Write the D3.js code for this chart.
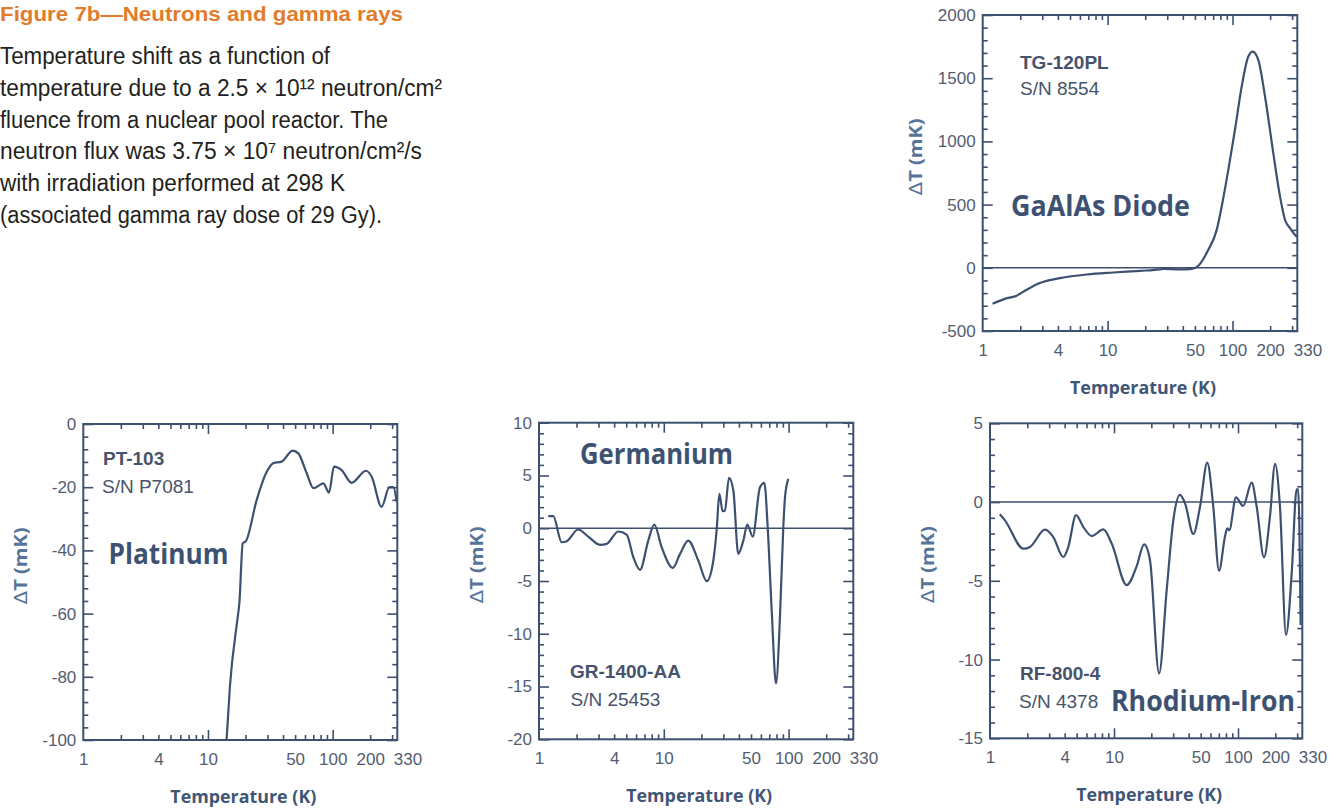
<!DOCTYPE html>
<html><head><meta charset="utf-8">
<script src="https://cdn.jsdelivr.net/npm/d3@7"></script>
<style>body{margin:0;background:#fff;}svg{display:block;}</style>
</head><body>
<svg id="chart" width="1337" height="810"></svg>
<script>
// ---------- DATA ----------
const xTickLabels = [1, 4, 10, 50, 100, 200, 330];
const xMajorTicks = [10, 100];
const xMinorTicks = [2, 3, 4, 5, 6, 7, 8, 9, 20, 30, 40, 50, 60, 70, 80, 90, 200, 300];

const gaTemps  = [1.2, 1.56, 1.87, 1.99, 2.25, 2.87, 4.16, 6.8, 11.1, 18.2, 26.3, 28, 38, 45.7, 51.6, 64, 74.7, 81.9, 92.5, 104.6, 118.4, 133.7, 145, 160.8, 182, 212, 240, 263, 288.5, 316, 328];
const gaValues = [-285, -240, -221, -205, -174, -121, -82, -53, -37, -24, -12, -8, -12, -10, 5, 142, 300, 485, 775, 1092, 1434, 1672, 1711, 1645, 1355, 907, 564, 380, 314, 261, 245];
const gaYTicks = [2000, 1500, 1000, 500, 0, -500];

const ptTemps  = [14.1, 15.0, 17.2, 17.85, 19.0, 20.2, 24.6, 29.6, 33.4, 39, 47.8, 53, 61.9, 70, 84.2, 93.5, 102.5, 118, 142, 185, 205.7, 247, 285, 307, 326];
const ptValues = [-100, -83, -62, -56.7, -37.8, -37, -24, -15.1, -12.4, -11.9, -8.4, -9.3, -15.6, -20.3, -18.8, -21.7, -13.5, -14.6, -18.6, -14.8, -16.7, -26.2, -20, -20, -24.6];
const ptYTicks = [0, -20, -40, -60, -80, -100];

const geTemps  = [1.187, 1.30, 1.52, 1.67, 2.06, 2.48, 3.08, 3.49, 4.32, 5.04, 5.70, 6.45, 7.51, 8.39, 9.62, 11.8, 13.5, 15.7, 18.9, 22.1, 24.7, 26.5, 27.9, 29.6, 30.9, 33.3, 36.1, 39.5, 43.4, 46.7, 51.6, 59, 63.9, 68, 73.2, 79.3, 85.3, 90.7, 93.6, 99.5];
const geValues = [1.14, 1.14, -1.33, -1.23, -0.12, -0.79, -1.57, -1.48, -0.31, -0.6, -2.75, -3.95, -1.17, 0.35, -1.8, -3.75, -2.43, -1.17, -3.06, -5.02, -3.37, -0.22, 3.26, 1.61, 1.68, 4.78, 3.57, -2.43, -1.17, 0.35, -0.79, 3.88, 4.3, 0.1, -7.75, -14.7, -8.4, 0.1, 2.94, 4.68];
const geYTicks = [10, 5, 0, -5, -10, -15, -20];

const rfTemps  = [1.20, 1.32, 1.86, 2.10, 2.78, 3.24, 3.90, 4.28, 4.94, 5.65, 6.61, 8.20, 9.58, 12.66, 15.2, 17.5, 19.5, 23.1, 26.6, 30.1, 34.0, 37.4, 43.6, 49.4, 56.5, 63.2, 70.3, 78.5, 81.9, 85.1, 96.3, 110, 129, 141.5, 162, 181, 199, 218, 244, 271, 297, 306, 320];
const rfValues = [-0.78, -1.16, -2.96, -2.85, -1.75, -2.22, -3.49, -2.85, -0.83, -1.57, -2.16, -1.74, -2.63, -5.27, -4.1, -2.69, -3.68, -10.88, -5.59, -1.14, 0.45, -0.08, -2.03, -0.3, 2.5, -0.3, -4.36, -2.2, -1.67, -1.78, 0.3, -0.25, 1.23, -0.3, -3.51, -0.93, 2.42, -0.3, -8.44, -4.53, 0.81, 0.81, -7.8];
const rfYTicks = [5, 0, -5, -10, -15];

// ---------- TEXT ----------
const titleText = "Figure 7b\u2014Neutrons and gamma rays";
const bodyLines = [
  "Temperature shift as a function of",
  "temperature due to a 2.5 \u00d7 10\u00b9\u00b2 neutron/cm\u00b2",
  "fluence from a nuclear pool reactor. The",
  "neutron flux was 3.75 \u00d7 10\u2077 neutron/cm\u00b2/s",
  "with irradiation performed at 298 K",
  "(associated gamma ray dose of 29 Gy)."
];
const bodyWidths = [330, 442, 388, 422, 345, 382];

// ---------- STYLE / LAYOUT ----------
const INK = "#3e5070";
const TICKTXT = "#535d70";
const AXTITLE = "#3f5675";
const DELTA = "#56749a";
const svg = d3.select("#chart");
svg.append("rect").attr("width", 1337).attr("height", 810).attr("fill", "#fff");

// title block
svg.append("text").attr("x", 0).attr("y", 21)
  .attr("font-family", "Liberation Sans, Arial, sans-serif").attr("font-weight", 700)
  .attr("font-size", 21).attr("fill", "#e07c2c")
  .attr("textLength", 403).attr("lengthAdjust", "spacingAndGlyphs")
  .text(titleText);

bodyLines.forEach((line, i) => {
  svg.append("text").attr("x", 0).attr("y", 64 + i * 31.8)
    .attr("font-family", "Liberation Sans, Arial, sans-serif")
    .attr("font-size", 23.5).attr("fill", "#231f20")
    .attr("textLength", bodyWidths[i]).attr("lengthAdjust", "spacingAndGlyphs")
    .text(line);
});

const panels = [
  { left: 982.7, right: 1297.3, top: 15, bottom: 331, domain: [-500, 2000], minor: 100,
    yTicks: gaYTicks, temps: gaTemps, values: gaValues, zero: true,
    model: ["TG-120PL", 1020, 68.5], sn: ["S/N 8554", 1020, 94.5],
    name: ["GaAlAs Diode", 1011, 215.5, 179] },
  { left: 83.3, right: 397.3, top: 424, bottom: 740, domain: [-100, 0], minor: 4,
    yTicks: ptYTicks, temps: ptTemps, values: ptValues, zero: false,
    model: ["PT-103", 103, 464.5], sn: ["S/N P7081", 102, 492.5],
    name: ["Platinum", 108.5, 563.5, 120] },
  { left: 539, right: 853.3, top: 422.7, bottom: 739.3, domain: [-20, 10], minor: 1,
    yTicks: geYTicks, temps: geTemps, values: geValues, zero: true,
    model: ["GR-1400-AA", 570, 677.5], sn: ["S/N 25453", 570.5, 706],
    name: ["Germanium", 580, 463.5, 153] },
  { left: 990, right: 1302.3, top: 423.3, bottom: 738.3, domain: [-15, 5], minor: 1,
    yTicks: rfYTicks, temps: rfTemps, values: rfValues, zero: true,
    model: ["RF-800-4", 1020, 680], sn: ["S/N 4378", 1019, 707.5],
    name: ["Rhodium-Iron", 1111, 711, 184] }
];

panels.forEach((p, idx) => {
  const x = d3.scaleLog().domain([1, 330]).range([p.left, p.right]);
  const y = d3.scaleLinear().domain(p.domain).range([p.bottom, p.top]);
  const g = svg.append("g");
  const yMinor = d3.range(p.domain[0], p.domain[1] + 1e-9, p.minor).filter(v => !p.yTicks.includes(v));

  function tickAxis(axis, tr) {
    const a = g.append("g").attr("transform", tr).call(axis);
    a.select(".domain").remove();
    a.selectAll("line").attr("stroke", INK).attr("stroke-width", 1.6);
    a.selectAll("text").remove();
  }
  // bottom & top ticks (inward)
  tickAxis(d3.axisBottom(x).tickValues(xMajorTicks).tickSize(-10), `translate(0,${p.bottom})`);
  tickAxis(d3.axisBottom(x).tickValues(xMinorTicks).tickSize(-5), `translate(0,${p.bottom})`);
  tickAxis(d3.axisTop(x).tickValues(xMajorTicks).tickSize(-10), `translate(0,${p.top})`);
  tickAxis(d3.axisTop(x).tickValues(xMinorTicks).tickSize(-5), `translate(0,${p.top})`);
  // left & right ticks
  tickAxis(d3.axisLeft(y).tickValues(p.yTicks).tickSize(-10), `translate(${p.left},0)`);
  tickAxis(d3.axisLeft(y).tickValues(yMinor).tickSize(-5), `translate(${p.left},0)`);
  tickAxis(d3.axisRight(y).tickValues(p.yTicks).tickSize(-10), `translate(${p.right},0)`);
  tickAxis(d3.axisRight(y).tickValues(yMinor).tickSize(-5), `translate(${p.right},0)`);

  // frame
  g.append("rect").attr("x", p.left).attr("y", p.top)
    .attr("width", p.right - p.left).attr("height", p.bottom - p.top)
    .attr("fill", "none").attr("stroke", INK).attr("stroke-width", 2);

  // zero line
  if (p.zero) {
    g.append("line").attr("x1", p.left).attr("x2", p.right)
      .attr("y1", y(0)).attr("y2", y(0)).attr("stroke", INK).attr("stroke-width", 1.6);
  }

  // labels on axes
  const xl = g.append("g").attr("transform", `translate(0,${p.bottom})`)
    .call(d3.axisBottom(x).tickValues(xTickLabels).tickSize(0).tickPadding(13).tickFormat(d => String(d)));
  xl.select(".domain").remove();
  xl.selectAll("text").attr("font-family", "Liberation Sans, Arial, sans-serif")
    .attr("font-size", 17).attr("fill", TICKTXT);
  xl.selectAll(".tick").filter(d => d === 330).select("text")
    .attr("text-anchor", "start").attr("dx", -4);

  const yl = g.append("g").attr("transform", `translate(${p.left},0)`)
    .call(d3.axisLeft(y).tickValues(p.yTicks).tickSize(0).tickPadding(7).tickFormat(d => String(d)));
  yl.select(".domain").remove();
  yl.selectAll("text").attr("font-family", "Liberation Sans, Arial, sans-serif")
    .attr("font-size", 17).attr("fill", TICKTXT);

  // axis titles
  const cx = (p.left + p.right) / 2 + 3;
  g.append("text").attr("x", cx).attr("y", p.bottom + 63)
    .attr("text-anchor", "middle").attr("font-family", "Open Sans, Noto Sans, sans-serif")
    .attr("font-weight", 700).attr("font-size", 18.5).attr("fill", AXTITLE)
    .attr("textLength", 146).attr("lengthAdjust", "spacingAndGlyphs")
    .text("Temperature (K)");
  const cy = (p.top + p.bottom) / 2 - 16;
  const lx = p.left - (idx === 0 ? 68 : 63) + 7;
  const yt = g.append("text").attr("transform", `translate(${lx},${cy}) rotate(-90)`)
    .attr("text-anchor", "middle").attr("font-family", "Open Sans, Noto Sans, sans-serif")
    .attr("font-weight", 700).attr("font-size", 18.5).attr("fill", DELTA)
    .attr("textLength", 77).attr("lengthAdjust", "spacingAndGlyphs");
  yt.append("tspan").attr("font-weight", 400).attr("font-family", "DejaVu Sans, sans-serif").text("\u0394");
  yt.append("tspan").text("T (mK)");

  // data curve
  const clipId = "clip" + idx;
  svg.append("clipPath").attr("id", clipId).append("rect")
    .attr("x", p.left).attr("y", p.top).attr("width", p.right - p.left).attr("height", p.bottom - p.top);
  const pts = p.temps.map((t, i) => [t, p.values[i]]);
  g.append("path").datum(pts).attr("clip-path", `url(#${clipId})`)
    .attr("fill", "none").attr("stroke", INK).attr("stroke-width", 2.2)
    .attr("stroke-linejoin", "round")
    .attr("d", d3.line().x(d => x(d[0])).y(d => y(d[1])).curve(d3.curveMonotoneX));

  // panel annotations
  g.append("text").attr("x", p.model[1]).attr("y", p.model[2])
    .attr("font-family", "Liberation Sans, Arial, sans-serif").attr("font-weight", 700)
    .attr("font-size", 19).attr("fill", "#47536b").text(p.model[0]);
  g.append("text").attr("x", p.sn[1]).attr("y", p.sn[2])
    .attr("font-family", "Liberation Sans, Arial, sans-serif")
    .attr("font-size", 19).attr("fill", "#47536b").text(p.sn[0]);
  g.append("text").attr("x", p.name[1]).attr("y", p.name[2])
    .attr("font-family", "Open Sans, Noto Sans, sans-serif").attr("font-weight", 700)
    .attr("font-size", 28).attr("fill", "#3d5273")
    .attr("textLength", p.name[3]).attr("lengthAdjust", "spacingAndGlyphs")
    .text(p.name[0]);
});
</script>
</body></html>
++++++++++++++++++++
> **Required work**
Copy every line of the listing that contains the word "chart".

> **Full solution**
Write the D3.js code for this chart.
<svg id="chart" width="1337" height="810"></svg>
const svg = d3.select("#chart");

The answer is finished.